Gibraltar-born Elie Massias also wowed the audience when he took to the stage at his birthplace.
He played multiple instruments on stage and switched between them with such sophistication that he – as all the greats manage to – made it look easy.
He interjected the instrumental jazz with vocals (some scat singing), played guitar, soprano saxophone and the piano.

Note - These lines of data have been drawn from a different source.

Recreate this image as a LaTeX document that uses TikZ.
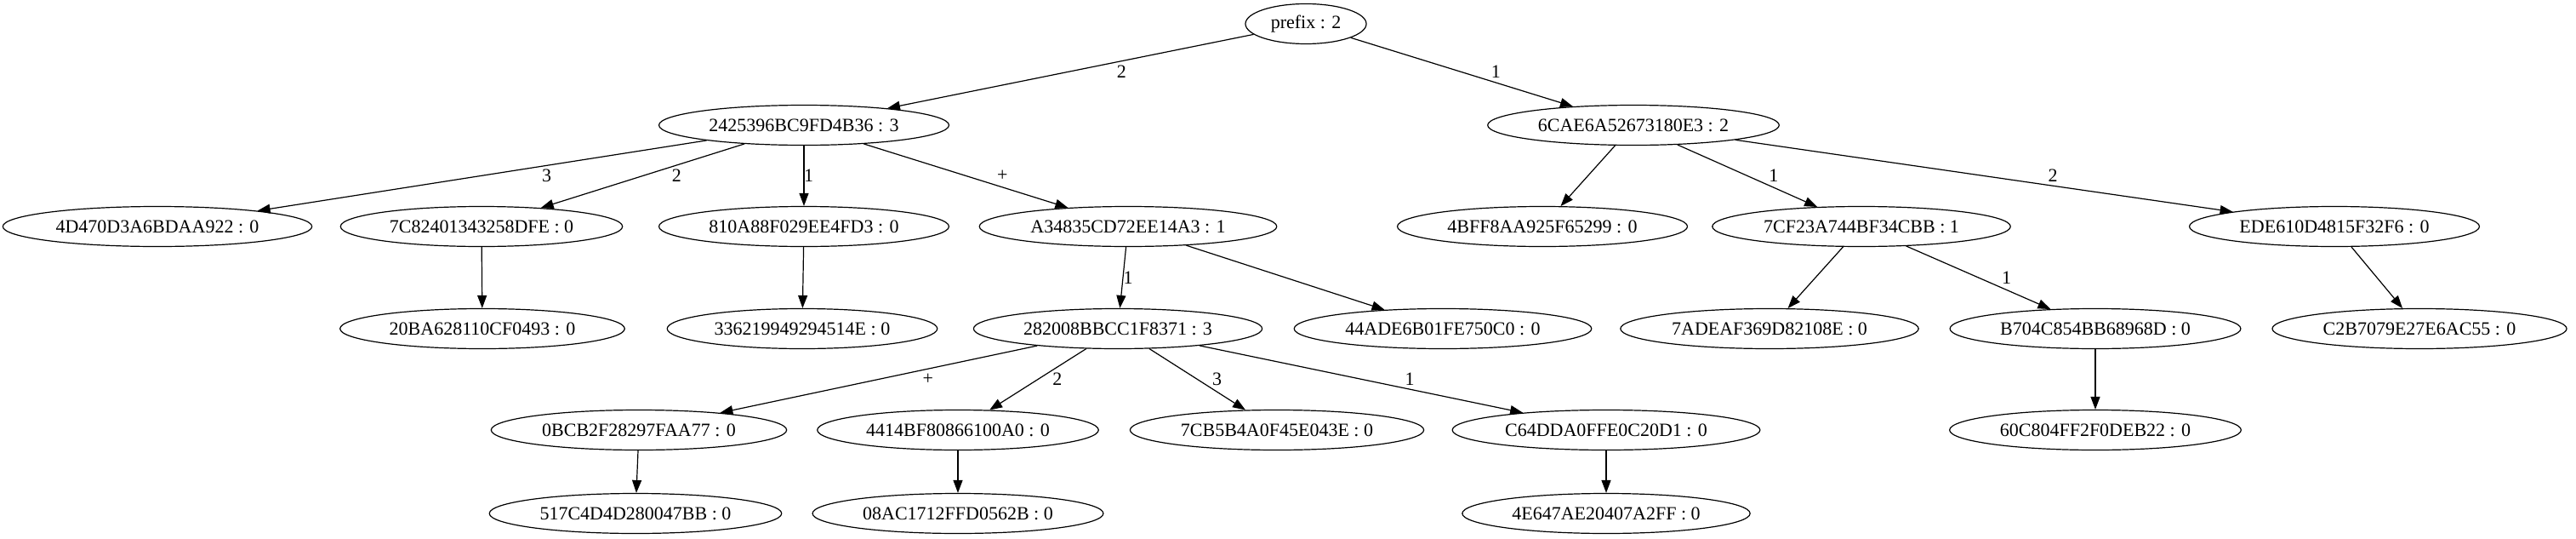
\documentclass[tikz,border=0pt]{standalone}
\usepackage{fontspec}
\setmainfont{Liberation Serif}
\usetikzlibrary{shapes.geometric}
\usetikzlibrary{arrows.meta}

\begin{document}
\begin{tikzpicture}[x=1pt,y={(0pt,-1pt)},->,>={Triangle[length=15pt,width=11pt]},line width=1.2pt,
  key/.style={draw,ellipse,minimum height=47pt,inner xsep=9pt,inner ysep=2pt,font=\fontsize{22}{26}\selectfont},
  lbl/.style={font=\fontsize{22}{26}\selectfont,inner sep=0pt}]
\useasboundingbox (0,0) rectangle (3028,632);

\node[key] (pre) at (1535,28) {prefix : 2};

\node[key] (a) at (945,147) {2425396BC9FD4B36 : 3};
\node[key] (b) at (1920,147) {6CAE6A52673180E3 : 2};

\node[key] (a3) at (185,266) {4D470D3A6BDAA922 : 0};
\node[key] (a2) at (566,266) {7C82401343258DFE : 0};
\node[key] (a1) at (945,266) {810A88F029EE4FD3 : 0};
\node[key] (ap) at (1326,266) {A34835CD72EE14A3 : 1};
\node[key] (b0) at (1813,266) {4BFF8AA925F65299 : 0};
\node[key] (b1) at (2188,266) {7CF23A744BF34CBB : 1};
\node[key] (b2) at (2744,266) {EDE610D4815F32F6 : 0};

\node[key] (a2x) at (567,386) {20BA628110CF0493 : 0};
\node[key] (a1x) at (943,386) {336219949294514E : 0};
\node[key] (c) at (1314,386) {282008BBCC1F8371 : 3};
\node[key] (apx) at (1696,386) {44ADE6B01FE750C0 : 0};
\node[key] (b1x) at (2080,386) {7ADEAF369D82108E : 0};
\node[key] (b11) at (2463,386) {B704C854BB68968D : 0};
\node[key] (b2x) at (2844,386) {C2B7079E27E6AC55 : 0};

\node[key] (cp) at (751,505) {0BCB2F28297FAA77 : 0};
\node[key] (c2) at (1126,505) {4414BF80866100A0 : 0};
\node[key] (c3) at (1501,505) {7CB5B4A0F45E043E : 0};
\node[key] (c1) at (1888,505) {C64DDA0FFE0C20D1 : 0};
\node[key] (b11x) at (2463,505) {60C804FF2F0DEB22 : 0};

\node[key] (cpx) at (747,603) {517C4D4D280047BB : 0};
\node[key] (c2x) at (1126,603) {08AC1712FFD0562B : 0};
\node[key] (c1x) at (1888,603) {4E647AE20407A2FF : 0};

\draw (pre) -- node[lbl,xshift=60pt] {2} (a);
\draw (pre) -- node[lbl,xshift=40pt] {1} (b);

\draw (a) -- node[lbl,xshift=76pt] {3} (a3);
\draw (a) -- node[lbl,xshift=40pt] {2} (a2);
\draw (a) -- node[lbl,xshift=5.5pt] {1} (a1);
\draw (a) -- node[lbl,xshift=43pt] {+} (ap);
\draw (b) -- (b0);
\draw (b) -- node[lbl,xshift=31pt] {1} (b1);
\draw (b) -- node[lbl,xshift=81pt] {2} (b2);

\draw (a2) -- (a2x);
\draw (a1) -- (a1x);
\draw (ap) -- node[lbl,xshift=6pt] {1} (c);
\draw (ap) -- (apx);
\draw (b1) -- (b1x);
\draw (b1) -- node[lbl,xshift=33pt] {1} (b11);
\draw (b2) -- (b2x);

\draw (c) -- node[lbl,xshift=58pt] {+} (cp);
\draw (c) -- node[lbl,xshift=23pt] {2} (c2);
\draw (c) -- node[lbl,xshift=23pt] {3} (c3);
\draw (c) -- node[lbl,xshift=57pt] {1} (c1);
\draw (b11) -- (b11x);

\draw (cp) -- (cpx);
\draw (c2) -- (c2x);
\draw (c1) -- (c1x);
\end{tikzpicture}
\end{document}
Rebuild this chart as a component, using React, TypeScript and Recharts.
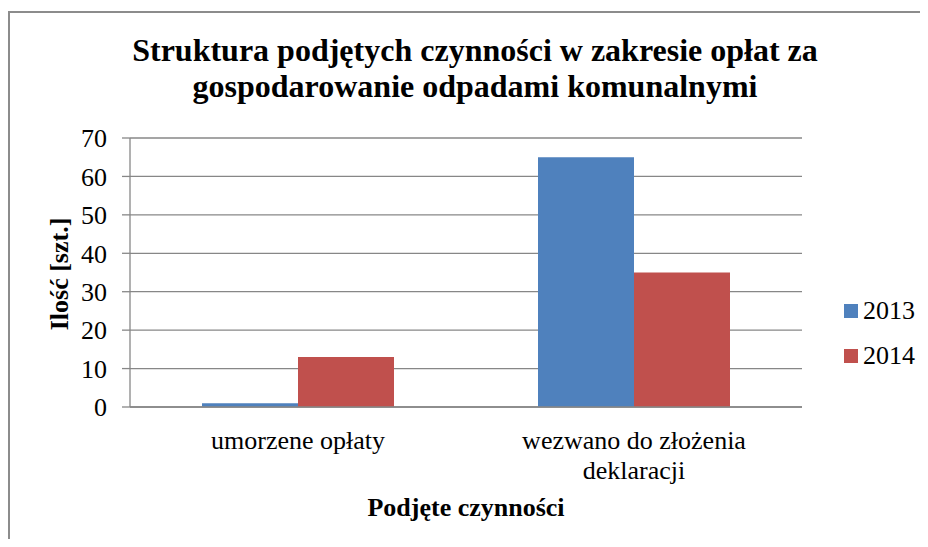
import React from "react";
import {
  BarChart,
  Bar,
  XAxis,
  YAxis,
  CartesianGrid,
  Legend,
  Label,
  Customized,
} from "recharts";

const categories = ["umorzene opłaty", "wezwano do złożenia deklaracji"];
const series2013 = [1, 65];
const series2014 = [13, 35];
const yTicks = [0, 10, 20, 30, 40, 50, 60, 70];

const title = [
  "Struktura podjętych czynności w zakresie opłat za",
  "gospodarowanie odpadami komunalnymi",
];

const data = categories.map((name, i) => ({
  name,
  y2013: series2013[i],
  y2014: series2014[i],
}));

const FONT = '"Liberation Serif", "Times New Roman", serif';
const GRID = "#878787";

// wrap category labels roughly like Excel does
const wrap = (s: string, max = 20) => {
  const lines: string[] = [];
  let cur = "";
  s.split(" ").forEach((w) => {
    const next = cur ? cur + " " + w : w;
    if (next.length > max && cur) {
      lines.push(cur);
      cur = w;
    } else cur = next;
  });
  if (cur) lines.push(cur);
  return lines;
};

const CatTick = (props: any) => {
  const { x, y, payload } = props;
  const lines = wrap(payload.value);
  return (
    <text x={x} y={y} textAnchor="middle" fontFamily={FONT} fontSize={26} fill="#000">
      {lines.map((l, i) => (
        <tspan key={i} x={x} dy={i === 0 ? 42 : 30}>
          {l}
        </tspan>
      ))}
    </text>
  );
};

const Titles = () => (
  <g fontFamily={FONT} fill="#000">
    {title.map((t, i) => (
      <text key={i} x={467} y={53 + i * 36} textAnchor="middle" fontSize={32} fontWeight="bold">
        {t}
      </text>
    ))}
    <text
      x={60}
      y={266}
      transform="rotate(-90 60 266)"
      textAnchor="middle"
      fontSize={26}
      fontWeight="bold"
    >
      Ilość [szt.]
    </text>
  </g>
);

const LegendBox = (props: any) => (
  <div style={{ fontFamily: FONT, fontSize: 26, color: "#000" }}>
    {(props.payload || []).map((p: any) => (
      <div key={p.value} style={{ display: "flex", alignItems: "center", height: 45 }}>
        <span style={{ width: 14, height: 14, background: p.color, marginRight: 5 }} />
        <span>{p.value}</span>
      </div>
    ))}
  </div>
);

export default function App() {
  return (
    <div
      style={{
        position: "relative",
        width: 920,
        height: 539,
        overflow: "hidden",
        marginBottom: -8,
      }}
    >
      <div style={{ position: "absolute", left: 0, top: 3, width: 920, height: 2, background: "#8c8c8c" }} />
      <div style={{ position: "absolute", left: 0, top: 3, width: 2, height: 536, background: "#8c8c8c" }} />
      <BarChart
        width={920}
        height={539}
        data={data}
        margin={{ top: 130, right: 126, bottom: 0, left: 0 }}
        barCategoryGap={72}
        barGap={0}
      >
        <CartesianGrid vertical={false} stroke={GRID} strokeWidth={1.3} />
        <XAxis
          dataKey="name"
          height={140}
          tickLine={false}
          tickSize={0}
          tickMargin={0}
          axisLine={{ stroke: GRID, strokeWidth: 1.3 }}
          tick={<CatTick />}
          interval={0}
        >
          <Label
            value="Podjęte czynności"
            position="insideBottom"
            offset={31}
            style={{ fontFamily: FONT, fontSize: 26, fontWeight: "bold", fill: "#000" }}
          />
        </XAxis>
        <YAxis
          width={122}
          domain={[0, 70]}
          ticks={yTicks}
          interval={0}
          tickSize={8}
          tickMargin={15}
          tickLine={{ stroke: GRID, strokeWidth: 1.3 }}
          axisLine={{ stroke: GRID, strokeWidth: 1.3 }}
          tick={{ fontFamily: FONT, fontSize: 26, fill: "#000" }}
        />
        <Legend
          layout="vertical"
          align="center"
          verticalAlign="middle"
          content={<LegendBox />}
          wrapperStyle={{ left: 836, top: 280, width: 84 }}
        />
        <Bar dataKey="y2013" name="2013" fill="#4F81BD" isAnimationActive={false} />
        <Bar dataKey="y2014" name="2014" fill="#C0504D" isAnimationActive={false} />
        <Customized component={Titles} />
      </BarChart>
    </div>
  );
}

http://www.theolivepress.es/spain-news/2012/07/02/review-international-jazz-festival-gibraltar/
Tabletmag.com / Alexander Gelfand of Tablet Magazine describes Elie’s performance at The New York Sefardic Music Festival; “Massias recast several traditional songs, including a fragment from Psalms and a segment of the grace after meals, as simple vamps decorated with beautifully improvised melodies, limpid chords and flamenco licks; and he thickened the texture by looping his own guitar accompaniment in order to add layers of additional melody and rhythm, and occasionally Elie Massias picking up a soprano saxophone or drumming on a cajon. He sang in a mixture of Hebrew and the Gibraltar variant of Ladino, or Judeo-Spanish; but he sometimes simply scatted along with his own instrumental improvisations, in a voice that was alternately breathy and keening.
Massias reminded me of the Benin-born jazz guitarist Lionel Loueke. Like Loueke, Massias has forged something new and distinctive from the music he grew up with. But while Loueke has fused traditional West African palmwine guitar with jazz and electronic effects, Massias draws upon the unique musical culture of his native Gibraltar—a culture that was influenced by both Spain and Morocco. (Like those of many Gibraltan Jews, Massias’ ancestors came from Tetuan, a Moroccan port city to which large numbers of Iberian Jews fled following their expulsion from Spain in 1492.) Other Sephardic performers have engaged in similar projects—Sarah Aroeste and Pharaoh’s Daughter both come to mind—but few have conveyed such a profound sense of spontaneity and freshness”.